>
> On Feb 27, 2009, at 9:17 AM, Dennis Perrin wrote:
>
> Going food shopping outside of Ann Arbor is quite depressing. The sad
>> expressions on people's faces. The heft. The slo-mo gaits. Death seems to
>> have already arrived. Only gravity holds together what's left.
>>
>
> It does seem that there's very little for elder citizens other than medical
> appointments, and careful shopping. But there's always 'hope'.
>
> It would be nice if there were areas in the public space for elders to
> pursue activities for which they've developed some degree of skill during a
> lifetime of service. Pursue the activities for a purely personal benefit, or
> a local public good. A place to bring their lifetime collection of tools,
> and skills, and use them for the benefit of their community. Maybe even
> passing on some of their experience.
>
> martin
Martin, living an hour WNW of Ann Arbor, in East Lansing, and working an hour N of here, in Mount Pleasant, my sense is that Dennis isn't writing about the elderly... its large swaths of the population at all age levels.

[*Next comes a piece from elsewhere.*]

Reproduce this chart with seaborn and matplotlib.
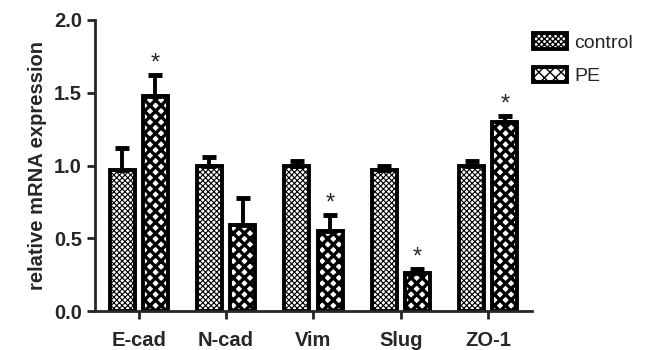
import matplotlib
matplotlib.use("Agg")
import matplotlib.pyplot as plt
import matplotlib.patches as mpatches
import pandas as pd
import seaborn as sns

# Data
genes = ["E-cad", "N-cad", "Vim", "Slug", "ZO-1"]
control_mean = [0.97, 1.00, 1.00, 0.97, 1.00]
control_err = [0.15, 0.06, 0.03, 0.03, 0.03]
pe_mean = [1.48, 0.59, 0.55, 0.26, 1.30]
pe_err = [0.14, 0.19, 0.11, 0.03, 0.04]
pe_signif = [True, False, True, True, True]

groups = ["control", "PE"]
hatches = {"control": "xxxxxx", "PE": "xxx"}
hatch_lw = {"control": 0.8, "PE": 2.4}

df = pd.DataFrame({
    "gene": genes * 2,
    "group": ["control"] * len(genes) + ["PE"] * len(genes),
    "value": control_mean + pe_mean,
    "err": control_err + pe_err,
})

sns.set_style("ticks")
plt.rcParams["font.family"] = ["Liberation Sans", "DejaVu Sans"]

fig = plt.figure(figsize=(6.51, 3.5), dpi=100)
ax = fig.add_axes([0.146, 0.111, 0.671, 0.832])

sns.barplot(data=df, x="gene", y="value", hue="group", hue_order=groups,
            order=genes, palette=["white", "white"], width=0.76, gap=0.245,
            errorbar=None, edgecolor="black", linewidth=2.8, legend=False, ax=ax)

# style bars and add one-sided error bars
for container, grp in zip(ax.containers, groups):
    sub = df[df["group"] == grp].set_index("gene").loc[genes]
    xs = []
    for bar in container:
        bar.set_hatch(hatches[grp])
        if hasattr(bar, "set_hatch_linewidth"):
            bar.set_hatch_linewidth(hatch_lw[grp])
        xs.append(bar.get_x() + bar.get_width() / 2)
    ax.errorbar(xs, sub["value"], yerr=[[0] * len(xs), sub["err"]], fmt="none",
                ecolor="black", elinewidth=2.8, capsize=5, capthick=3.5, zorder=1)
    if grp == "PE":
        for x, v, e, s in zip(xs, sub["value"], sub["err"], pe_signif):
            if s:
                ax.text(x, v + e + 0.08, "*", ha="center", va="center", fontsize=17)

ax.set_ylim(0, 2.0)
ax.set_xlim(-0.5, 4.5)
ax.set_yticks([0.0, 0.5, 1.0, 1.5, 2.0])
ax.set_yticklabels(["0.0", "0.5", "1.0", "1.5", "2.0"])
ax.set_xlabel("")
ax.set_ylabel("relative mRNA expression", fontsize=14.5, fontweight="bold", labelpad=5)
for lab in ax.get_xticklabels() + ax.get_yticklabels():
    lab.set_fontweight("bold")
    lab.set_fontsize(14.5)
ax.tick_params(axis="both", width=2, length=6, direction="out")
ax.tick_params(axis="x", pad=8)
for side in ["top", "right"]:
    ax.spines[side].set_visible(False)
for side in ["left", "bottom"]:
    ax.spines[side].set_linewidth(2)

handles = []
for grp in groups:
    p = mpatches.Patch(facecolor="white", edgecolor="black", linewidth=2.8,
                       hatch=hatches[grp], label=grp)
    if hasattr(p, "set_hatch_linewidth"):
        p.set_hatch_linewidth(hatch_lw[grp])
    handles.append(p)
fig.legend(handles=handles, loc="upper left", bbox_to_anchor=(0.815, 0.91),
           frameon=False, fontsize=14, handlelength=1.75, handleheight=0.85,
           handletextpad=0.4, labelspacing=0.75, borderpad=0.1, borderaxespad=0)

fig.savefig("out.png", dpi=100)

Outside of the university towns and few wealthier areas of Michigan, Real America dominates (and while the history of industrial labor unions means that our Traditional Values folks are a little more likely to have a left economic populism attached to their right cultural populism than in some other regions...) and xenophobic anti-cosmopolitanism reigns whether you're talking about consumption or politics, religion or the environment, or guns or sex/gender/sexuality. Sometimes the xenophobia dominates and sometimes the anti-consmopolitanism but each almost always informs the other... my students often speak of folks not like them as if they were (space or illegal) aliens.